*Directions for this task*. Repeat the material below exactly, with no pictures.

— Begin Information supplied —

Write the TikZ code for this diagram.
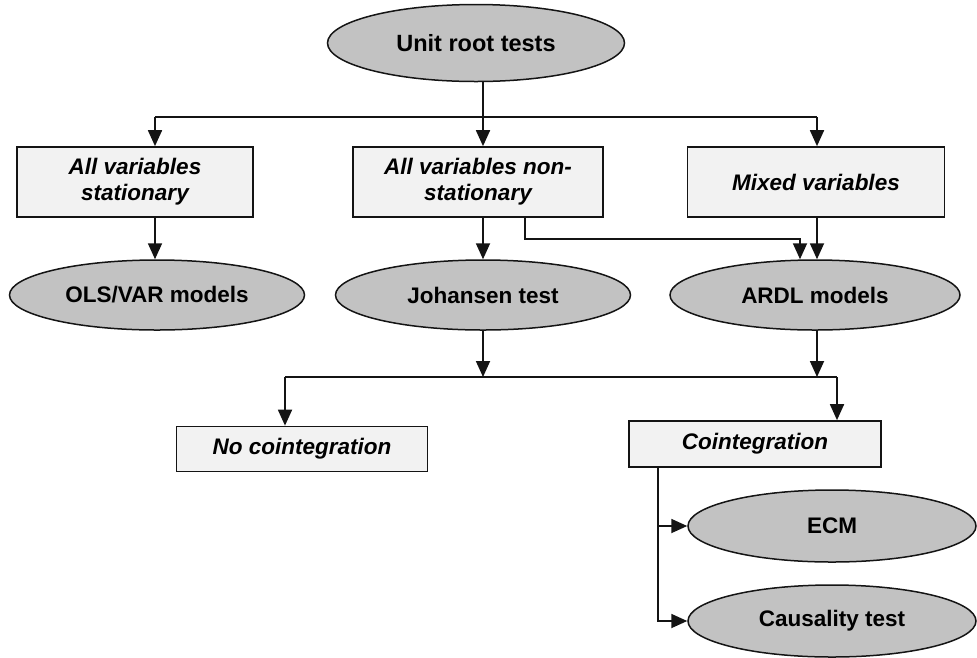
\documentclass[tikz,border=0pt]{standalone}
\usepackage{fontspec}
\setmainfont{Liberation Sans}
\usetikzlibrary{arrows.meta,shapes.geometric}
\definecolor{ovalfill}{RGB}{194,194,194}
\definecolor{boxfill}{RGB}{242,242,242}
\definecolor{edge}{RGB}{20,20,20}
\begin{document}
\begin{tikzpicture}[x=1pt,y=-1pt,
box/.style={draw=edge,fill=boxfill,line width=1.7pt,align=center,inner sep=0pt,font=\fontsize{22.5}{26}\selectfont\bfseries\itshape,minimum height=70pt},
oval/.style={ellipse,draw=edge,fill=ovalfill,line width=1.5pt,inner sep=0pt,font=\fontsize{22.5}{26}\selectfont\bfseries,minimum height=70pt},
arr/.style={-{Triangle[length=16pt,width=14pt]},line width=1.8pt,draw=edge},
ln/.style={line width=1.8pt,draw=edge}]
\useasboundingbox (0,0) rectangle (977,657);
\node[oval,minimum width=297pt,minimum height=77pt,font=\fontsize{23.5}{26}\selectfont\bfseries] (unit) at (476,43) {Unit root tests};
\node[box,minimum width=236pt] (stat) at (135,182) {All variables\\stationary};
\node[box,minimum width=250pt] (nonstat) at (478,182) {All variables non-\\stationary};
\node[box,minimum width=257pt] (mixed) at (816,182) {Mixed variables};
\node[oval,minimum width=295pt] (ols) at (157,295) {OLS/VAR models};
\node[oval,minimum width=295pt] (joh) at (483,295) {Johansen test};
\node[oval,minimum width=290pt] (ardl) at (815,295) {ARDL models};
\node[box,minimum width=251pt,minimum height=45pt] (nocoint) at (302,449) {No cointegration};
\node[box,minimum width=252pt,minimum height=46pt] (coint) at (755,444) {Cointegration};
\node[oval,minimum width=288pt,minimum height=72pt] (ecm) at (832,526) {ECM};
\node[oval,minimum width=288pt,minimum height=72pt] (caus) at (832,621) {Causality test};
\coordinate (top) at (483,117);
\coordinate (topl) at (155,117);
\coordinate (topr) at (817,117);
\coordinate (low) at (483,377);
\coordinate (lowl) at (285,377);
\coordinate (lowr) at (837,377);
\draw[ln] (topl) -- (topr);
\draw[arr] (top |- unit.south) -- (top |- nonstat.north);
\draw[arr] (topl) -- (topl |- stat.north);
\draw[arr] (topr) -- (topr |- mixed.north);
\draw[arr] (topl |- stat.south) -- (topl |- ols.north);
\draw[arr] (top |- nonstat.south) -- (top |- joh.north);
\draw[arr] (topr |- mixed.south) -- (topr |- ardl.north);
\draw[arr] ([xshift=47pt]nonstat.south) -- ++(0,21) -| ([xshift=-15pt]ardl.north);
\draw[arr] (joh.south) -- (low);
\draw[arr] (topr |- ardl.south) -- (topr |- low);
\draw[ln] (lowl) -- (lowr);
\draw[arr] (lowl) -- (lowl |- nocoint.north);
\draw[arr] (lowr) -- (lowr |- coint.north);
\draw[arr] ([xshift=30pt]coint.south west) |- (ecm.west);
\draw[arr] ([xshift=30pt]coint.south west) |- (caus.west);
\end{tikzpicture}
\end{document}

— End Information supplied —

*Task answer*.
Write the TikZ code for this diagram.
\documentclass[tikz,border=0pt]{standalone}
\usepackage{fontspec}
\setmainfont{Liberation Sans}
\usetikzlibrary{arrows.meta,shapes.geometric}
\definecolor{ovalfill}{RGB}{194,194,194}
\definecolor{boxfill}{RGB}{242,242,242}
\definecolor{edge}{RGB}{20,20,20}
\begin{document}
\begin{tikzpicture}[x=1pt,y=-1pt,
box/.style={draw=edge,fill=boxfill,line width=1.7pt,align=center,inner sep=0pt,font=\fontsize{22.5}{26}\selectfont\bfseries\itshape,minimum height=70pt},
oval/.style={ellipse,draw=edge,fill=ovalfill,line width=1.5pt,inner sep=0pt,font=\fontsize{22.5}{26}\selectfont\bfseries,minimum height=70pt},
arr/.style={-{Triangle[length=16pt,width=14pt]},line width=1.8pt,draw=edge},
ln/.style={line width=1.8pt,draw=edge}]
\useasboundingbox (0,0) rectangle (977,657);
\node[oval,minimum width=297pt,minimum height=77pt,font=\fontsize{23.5}{26}\selectfont\bfseries] (unit) at (476,43) {Unit root tests};
\node[box,minimum width=236pt] (stat) at (135,182) {All variables\\stationary};
\node[box,minimum width=250pt] (nonstat) at (478,182) {All variables non-\\stationary};
\node[box,minimum width=257pt] (mixed) at (816,182) {Mixed variables};
\node[oval,minimum width=295pt] (ols) at (157,295) {OLS/VAR models};
\node[oval,minimum width=295pt] (joh) at (483,295) {Johansen test};
\node[oval,minimum width=290pt] (ardl) at (815,295) {ARDL models};
\node[box,minimum width=251pt,minimum height=45pt] (nocoint) at (302,449) {No cointegration};
\node[box,minimum width=252pt,minimum height=46pt] (coint) at (755,444) {Cointegration};
\node[oval,minimum width=288pt,minimum height=72pt] (ecm) at (832,526) {ECM};
\node[oval,minimum width=288pt,minimum height=72pt] (caus) at (832,621) {Causality test};
\coordinate (top) at (483,117);
\coordinate (topl) at (155,117);
\coordinate (topr) at (817,117);
\coordinate (low) at (483,377);
\coordinate (lowl) at (285,377);
\coordinate (lowr) at (837,377);
\draw[ln] (topl) -- (topr);
\draw[arr] (top |- unit.south) -- (top |- nonstat.north);
\draw[arr] (topl) -- (topl |- stat.north);
\draw[arr] (topr) -- (topr |- mixed.north);
\draw[arr] (topl |- stat.south) -- (topl |- ols.north);
\draw[arr] (top |- nonstat.south) -- (top |- joh.north);
\draw[arr] (topr |- mixed.south) -- (topr |- ardl.north);
\draw[arr] ([xshift=47pt]nonstat.south) -- ++(0,21) -| ([xshift=-15pt]ardl.north);
\draw[arr] (joh.south) -- (low);
\draw[arr] (topr |- ardl.south) -- (topr |- low);
\draw[ln] (lowl) -- (lowr);
\draw[arr] (lowl) -- (lowl |- nocoint.north);
\draw[arr] (lowr) -- (lowr |- coint.north);
\draw[arr] ([xshift=30pt]coint.south west) |- (ecm.west);
\draw[arr] ([xshift=30pt]coint.south west) |- (caus.west);
\end{tikzpicture}
\end{document}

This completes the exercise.